Data Warehousing & ETL
Organizations make decisions and service customers based on the data at their disposal. A data warehouse is often used to examine business trends to establish a strategy for the future. Each year, a large number of business intelligence and data warehousing initiatives fail because of erroneous or incomplete data.
PII’s in-depth experience working with data and turning it into information can help your organization succeed at Data Warehousing. We’ve had numerous successful data warehousing projects and welcome the opportunity to help turn your data into information. PII understands the need to move massive amounts of data on a daily basis. Informatica delivers data integration software and services to solve the problem of data manipulation across disparate systems, helping organizations gain greater business value from all their information assets. Informatica’s platform-neutral software reduces costs, speeds time to results, and scales to handle data integration projects of any size or complexity. With a proven track record of success, Informatica helps companies and government organizations of all sizes realize the full business potential of their enterprise data. That’s why Informatica is known as the data integration company.
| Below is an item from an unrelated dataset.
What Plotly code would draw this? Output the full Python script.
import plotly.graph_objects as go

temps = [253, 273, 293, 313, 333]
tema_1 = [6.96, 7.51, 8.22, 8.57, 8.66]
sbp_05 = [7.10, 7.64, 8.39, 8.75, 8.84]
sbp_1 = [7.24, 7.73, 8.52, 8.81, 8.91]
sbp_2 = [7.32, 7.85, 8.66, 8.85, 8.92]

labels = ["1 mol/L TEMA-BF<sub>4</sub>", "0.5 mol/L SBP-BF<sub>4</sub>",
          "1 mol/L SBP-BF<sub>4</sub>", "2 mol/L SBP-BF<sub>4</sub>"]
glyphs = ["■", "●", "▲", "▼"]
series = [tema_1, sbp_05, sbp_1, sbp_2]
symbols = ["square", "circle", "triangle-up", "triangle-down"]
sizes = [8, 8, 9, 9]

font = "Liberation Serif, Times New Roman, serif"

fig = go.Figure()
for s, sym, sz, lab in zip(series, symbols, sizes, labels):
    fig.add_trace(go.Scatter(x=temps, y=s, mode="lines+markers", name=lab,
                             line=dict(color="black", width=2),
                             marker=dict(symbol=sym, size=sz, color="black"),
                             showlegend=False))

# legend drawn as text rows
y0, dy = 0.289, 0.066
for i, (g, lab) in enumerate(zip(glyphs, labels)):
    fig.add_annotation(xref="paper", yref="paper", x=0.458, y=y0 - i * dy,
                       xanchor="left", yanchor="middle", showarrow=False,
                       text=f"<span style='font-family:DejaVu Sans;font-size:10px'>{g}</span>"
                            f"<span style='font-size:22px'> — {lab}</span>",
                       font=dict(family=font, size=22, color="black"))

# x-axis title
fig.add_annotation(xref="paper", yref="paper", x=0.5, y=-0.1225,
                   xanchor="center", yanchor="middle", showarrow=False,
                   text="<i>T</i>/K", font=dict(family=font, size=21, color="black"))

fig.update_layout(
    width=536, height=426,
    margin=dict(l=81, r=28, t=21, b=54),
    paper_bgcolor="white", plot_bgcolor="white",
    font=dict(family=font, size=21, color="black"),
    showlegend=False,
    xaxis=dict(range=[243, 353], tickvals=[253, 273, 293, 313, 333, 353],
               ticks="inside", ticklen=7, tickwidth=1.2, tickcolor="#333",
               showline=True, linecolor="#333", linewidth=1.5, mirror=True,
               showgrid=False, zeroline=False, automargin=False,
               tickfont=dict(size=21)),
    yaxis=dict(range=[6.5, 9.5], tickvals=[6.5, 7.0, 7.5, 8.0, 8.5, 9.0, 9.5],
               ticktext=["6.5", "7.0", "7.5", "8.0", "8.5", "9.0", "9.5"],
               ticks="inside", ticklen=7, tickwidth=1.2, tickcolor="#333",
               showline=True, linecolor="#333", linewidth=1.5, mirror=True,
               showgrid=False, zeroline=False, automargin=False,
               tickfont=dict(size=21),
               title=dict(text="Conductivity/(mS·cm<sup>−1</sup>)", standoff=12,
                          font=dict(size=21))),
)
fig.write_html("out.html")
ETL, it’s an acronym commonly used and seldom understood. The process of Extraction, Transformation and Loading of a data warehouse is serious business. Without clear cut rules and processes you will end up with a Data Warehouse that contains incorrect data. PII prides itself on helping clients develop a clear definition of standards and processes for leveraging the Informatica Suite of products. With project plans, test cases and thorough Q & A processes your organization can be assured that their data will be safe, secure and accurate.
Extract
The first part of an ETL process is to extract the data from the source systems. Most data warehousing projects consolidate data from different source systems. Each separate system may also use a different data organization / format. Common data source formats are relational databases and flat files, but may include non-relational database structures such as IMS or other data structures such as VSAM or ISAM. Extraction converts the data into a format for transformation processing.
Transform
The transform stage applies a series of rules or functions to the extracted data to derive the data to be loaded. Some data sources will require very little manipulation of data. In other cases, one or more of the following transformations types may be required:
Selecting only certain columns to load (or selecting null columns not to load)
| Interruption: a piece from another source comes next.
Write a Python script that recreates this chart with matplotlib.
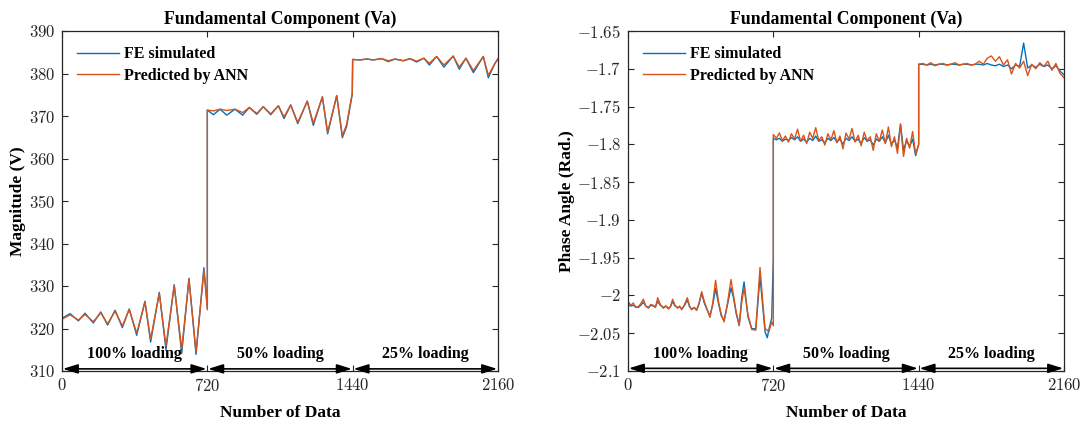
import matplotlib
matplotlib.use("Agg")
import matplotlib.pyplot as plt
from matplotlib.ticker import FuncFormatter
import numpy as np

# fonts: Times-like bold text, Computer Modern tick numbers (MATLAB latex look)
plt.rcParams['font.family'] = ['Liberation Serif', 'DejaVu Serif']
plt.rcParams['mathtext.fontset'] = 'cm'

BLUE = '#0072BD'
ORANGE = '#D95319'
DARK = '#262626'

# ---------------- magnitude (left) ----------------
mag_idx = [0, 40, 81, 114, 155, 192, 226, 263, 299, 333, 370, 411, 439, 482, 515,
           556, 593, 629, 664, 703, 712, 720,
           720, 750, 783, 816, 857, 895, 928, 965, 997, 1034, 1072, 1100, 1133, 1168,
           1215, 1245, 1290, 1316, 1361, 1389, 1410, 1425, 1438,
           1440, 1476, 1510, 1542, 1584, 1616, 1650, 1691, 1724, 1757, 1793, 1820,
           1856, 1892, 1938, 1968, 2001, 2038, 2087, 2112, 2145, 2160]
mag_ann = [322.2, 323.2, 322.0, 323.3, 321.6, 323.7, 321.1, 324.1, 320.6, 324.5, 318.9,
           326.2, 317.5, 328.3, 315.9, 330.1, 315.1, 331.6, 314.5, 333.6, 329.0, 324.4,
           371.4, 371.2, 371.6, 371.3, 371.6, 370.8, 372.0, 370.6, 372.2, 370.5, 372.4,
           369.8, 372.6, 368.5, 373.5, 368.3, 374.5, 366.2, 374.8, 365.3, 368.0, 372.0, 375.3,
           383.3, 383.2, 383.4, 383.2, 383.5, 383.0, 383.4, 383.0, 383.5, 382.9, 383.6,
           382.4, 384.0, 382.0, 384.1, 381.5, 383.6, 380.7, 384.0, 379.6, 382.4, 383.3]
mag_fe = [322.4, 323.5, 321.8, 323.6, 321.3, 323.9, 320.8, 324.3, 320.2, 324.6, 318.4,
          326.4, 316.8, 328.5, 315.0, 330.3, 314.1, 331.8, 313.9, 334.3, 329.4, 324.8,
          371.4, 370.3, 371.6, 370.2, 371.6, 370.2, 372.0, 370.4, 372.2, 370.3, 372.4,
          369.4, 372.6, 368.2, 373.5, 367.8, 374.5, 365.8, 374.8, 364.9, 367.5, 371.6, 375.1,
          383.3, 383.2, 383.4, 383.2, 383.5, 382.8, 383.4, 383.0, 383.5, 382.7, 383.6,
          382.0, 384.0, 381.5, 384.1, 381.0, 383.6, 380.2, 384.0, 379.0, 382.4, 383.5]

# ---------------- phase angle (right) ----------------
ph_idx1 = [0, 14, 26, 38, 51, 63, 76, 88, 101, 113, 125, 136, 147, 160, 175, 188, 200,
           210, 221, 233, 246, 256, 266, 280, 294, 305, 315, 328, 340, 352, 365, 378,
           390, 406, 420, 434, 448, 462, 476, 493, 510, 522, 536, 551, 563, 575, 594,
           613, 633, 654, 668, 679, 690, 698, 712, 720]
ph_ann1 = [-2.008, -2.013, -2.010, -2.016, -2.015, -2.011, -2.005, -2.014, -2.017, -2.012,
           -2.013, -2.016, -2.003, -2.012, -2.017, -2.014, -2.018, -2.015, -2.005, -2.013,
           -2.017, -2.014, -2.019, -2.012, -2.003, -2.014, -2.019, -2.016, -2.020, -2.010,
           -1.995, -2.008, -2.017, -2.029, -2.010, -1.980, -2.008, -2.025, -2.035, -2.010,
           -1.979, -1.999, -2.022, -2.039, -2.010, -1.990, -2.025, -2.045, -2.046, -1.963,
           -2.010, -2.044, -2.046, -2.048, -2.035, -2.040]
ph_fe1 = [-2.012, -2.014, -2.013, -2.015, -2.016, -2.013, -2.009, -2.014, -2.016, -2.013,
          -2.014, -2.015, -2.008, -2.013, -2.016, -2.014, -2.017, -2.015, -2.008, -2.014,
          -2.016, -2.015, -2.018, -2.013, -2.006, -2.015, -2.018, -2.016, -2.019, -2.011,
          -1.997, -2.010, -2.018, -2.027, -2.012, -1.991, -2.010, -2.027, -2.033, -2.012,
          -1.990, -2.002, -2.024, -2.040, -2.004, -1.982, -2.028, -2.044, -2.044, -1.975,
          -2.015, -2.048, -2.056, -2.045, -2.030, -1.950]

ph_idx2 = np.arange(720, 1441, 15)
ph_ann2 = [-1.787, -1.792, -1.785, -1.795, -1.789, -1.797, -1.786, -1.793, -1.780, -1.796,
           -1.788, -1.799, -1.784, -1.792, -1.778, -1.795, -1.790, -1.801, -1.786, -1.794,
           -1.782, -1.798, -1.789, -1.806, -1.785, -1.793, -1.779, -1.797, -1.788, -1.802,
           -1.784, -1.795, -1.790, -1.808, -1.786, -1.796, -1.781, -1.799, -1.777, -1.803,
           -1.790, -1.812, -1.774, -1.816, -1.792, -1.805, -1.783, -1.813, -1.800]
ph_fe2 = [-1.792, -1.794, -1.792, -1.796, -1.793, -1.795, -1.791, -1.794, -1.790, -1.796,
          -1.793, -1.797, -1.792, -1.795, -1.789, -1.796, -1.794, -1.798, -1.792, -1.795,
          -1.791, -1.797, -1.793, -1.800, -1.792, -1.795, -1.790, -1.796, -1.793, -1.799,
          -1.791, -1.796, -1.794, -1.801, -1.793, -1.796, -1.790, -1.798, -1.788, -1.800,
          -1.794, -1.805, -1.773, -1.808, -1.795, -1.803, -1.793, -1.815, -1.800]

ph_idx3 = np.arange(1440, 2161, 20)
ph_ann3 = [-1.694, -1.693, -1.695, -1.692, -1.696, -1.694, -1.693, -1.695, -1.694, -1.692,
           -1.695, -1.694, -1.693, -1.695, -1.694, -1.690, -1.694, -1.686, -1.683, -1.690,
           -1.684, -1.695, -1.688, -1.707, -1.693, -1.699, -1.690, -1.709, -1.694, -1.700,
           -1.692, -1.697, -1.690, -1.702, -1.693, -1.706, -1.712]
ph_fe3 = [-1.694, -1.694, -1.695, -1.694, -1.695, -1.694, -1.694, -1.695, -1.694, -1.694,
          -1.695, -1.694, -1.694, -1.695, -1.694, -1.694, -1.695, -1.693, -1.695, -1.696,
          -1.694, -1.697, -1.695, -1.700, -1.695, -1.697, -1.666, -1.699, -1.695, -1.698,
          -1.694, -1.697, -1.695, -1.700, -1.696, -1.703, -1.708]

ph_idx = np.concatenate([ph_idx1, ph_idx2, ph_idx3])
ph_ann = np.concatenate([ph_ann1, ph_ann2, ph_ann3])
ph_fe = np.concatenate([ph_fe1, ph_fe2, ph_fe3])

x_ticks = [0, 720, 1440, 2160]
segments = [(0, 720, '100% loading'), (720, 1440, '50% loading'), (1440, 2160, '25% loading')]

fig = plt.figure(figsize=(10.85, 4.23), dpi=100)
ax_m = fig.add_axes([62/1085, 1-371/423, 436/1085, 340/423])
ax_p = fig.add_axes([628/1085, 1-371/423, 436/1085, 340/423])

ax_m.plot(mag_idx, mag_fe, color=BLUE, lw=1.0, label='FE simulated')
ax_m.plot(mag_idx, mag_ann, color=ORANGE, lw=1.0, label='Predicted by ANN')
ax_p.plot(ph_idx, ph_fe, color=BLUE, lw=1.0, label='FE simulated')
ax_p.plot(ph_idx, ph_ann, color=ORANGE, lw=1.0, label='Predicted by ANN')

ax_m.set_ylim(310, 390)
ax_m.set_yticks(np.arange(310, 391, 10))
ax_p.set_ylim(-2.1, -1.65)
ax_p.set_yticks(np.arange(-2.1, -1.649, 0.05))

fmt = FuncFormatter(lambda v, pos: r'$%g$' % round(v, 3))

for ax, ylab, ytxt, yarr in [(ax_m, 'Magnitude (V)', 314.0, 310.5),
                             (ax_p, 'Phase Angle (Rad.)', -2.077, -2.0965)]:
    ax.set_xlim(0, 2160)
    ax.set_xticks(x_ticks)
    ax.xaxis.set_major_formatter(fmt)
    ax.yaxis.set_major_formatter(fmt)
    ax.tick_params(direction='in', top=True, right=True, length=4, width=0.8,
                   labelsize=12, colors=DARK, labelcolor=DARK, pad=5)
    for s in ax.spines.values():
        s.set_color(DARK)
        s.set_linewidth(0.9)
    ax.set_title('Fundamental Component (Va)', pad=5, fontweight='bold', fontsize=12.8)
    ax.set_xlabel('Number of Data', labelpad=7, fontweight='bold', fontsize=12.5)
    ax.set_ylabel(ylab, labelpad=2, fontweight='bold', fontsize=12.5)
    ax.legend(loc='upper left', frameon=False, prop=dict(weight='bold', size=11.5),
              handlelength=2.6, handletextpad=0.35, labelspacing=0.35,
              borderaxespad=0.55)
    for a, b, txt in segments:
        ax.annotate('', xy=(a + 4, yarr), xytext=(b - 4, yarr),
                    arrowprops=dict(arrowstyle='<|-|>,head_length=0.9,head_width=0.28',
                                    color='black', lw=1.2, shrinkA=0, shrinkB=0))
        ax.text((a + b) / 2, ytxt, txt, ha='center', va='center',
                fontweight='bold', fontsize=11.5)

fig.savefig('out.png', dpi=100)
- Translating coded values (e.g., if the source system stores 1 for male and 2 for female, but the warehouse stores M for male and F for female) ,this is termed as Data Cleansing
- Encoding free-form values (e.g., mapping “Male” and “1″ and “Mr” onto M)
- Deriving a new calculated value (e.g., sale_amount = qty * unit_price)
- Joining together data from multiple sources (e.g., lookup, merge, etc.)
- Summarizing multiple rows of data (e.g., total sales for each store, and for each region)
- Generating surrogate key values
- Transposing or pivoting (turning multiple columns into multiple rows or vice versa)
- Splitting a column into multiple columns (e.g., putting a comma-separated list specified as a string in one column as individual values in different columns)
Load
The load phase loads the data into the data warehouse (DW). Depending on the requirements of the organization, this process ranges widely. Some data warehouses might weekly overwrite existing information with cumulative, updated data, while other DW (or even other parts of the same DW) might add new data hourly. The timing and scope to replace or append are strategic design choices dependent on the time available and the business needs. More complex systems can maintain a history and audit trail of all changes to the data.